Accessiblity and performance issue on
Incident Report for Qubole
Devops has confirmed that they are no longer seeing the errors on the DB. Currently the application is able to connect to DB and is up and working fine. Currently Query hist, Cluster start, stop and Read only replica of Primary DB are up and running.
Posted Jun 22, 2021 - 11:57 PDT
The RDS DB seems to have hit the maximum limit of DB size for instances. As per recommendation from AWS, DevOps team are upgrading the instances, and are currently generating a backup of older instances, so that they can restore that backup on a newer instance with higher configuration.
Posted Jun 22, 2021 - 08:00 PDT
Devops is still continuing to troubleshoot issues with databases. Currently the production rstore read replica DB is erroring out, due to  which there are various issues being encountered. Devops is actively working on these issues and are looking forward to a resolution at the earliest.
Posted Jun 22, 2021 - 04:00 PDT
Devops team is continuing their effort in moving out the DB table dump from one of the impacted tables. Once the data dump is completed, Devops will be able to free up some space which will help in resolving the issue.
Posted Jun 22, 2021 - 00:04 PDT
Devops has identified issue with the production-rstore due to table space issue, and has reached out to AWS support to resolve the issue. Currently Ddevops is moving out the old table to get some space, as Increasing the file system is a complex process at this stage.

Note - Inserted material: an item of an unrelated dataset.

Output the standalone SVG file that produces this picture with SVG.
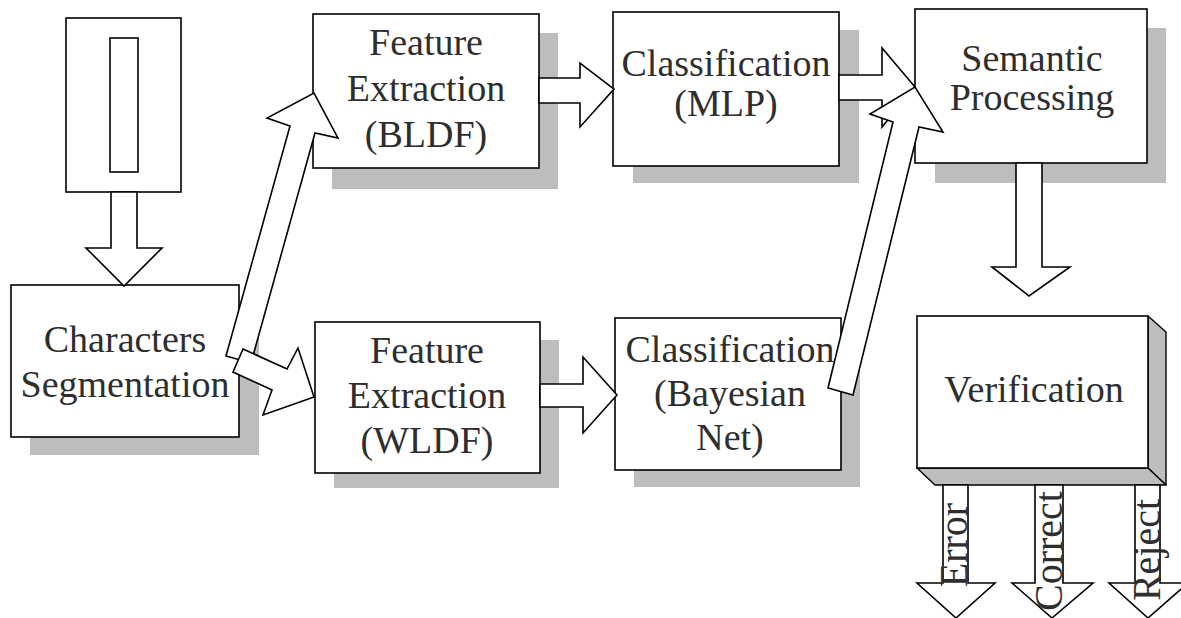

Posted Jun 21, 2021 - 20:02 PDT
Devops was able to identify an issue with the EKS Cluster, and they could see the qds api are failing from the logs. Currently the team is still troubleshooting and as next step are working on restarting the pods associated with EKS cluster.
Posted Jun 21, 2021 - 16:05 PDT
Investigating is currently seeing some degraded performance, and is returning errors during access. At this time failures appear to be partial and intermittent, but Devops is investigating.
Posted Jun 21, 2021 - 12:10 PDT
This incident affected: Environment (AWS) (Site Availability, QDS API, Command Processing, Qubole Scheduler, Cluster Operations, Notebooks).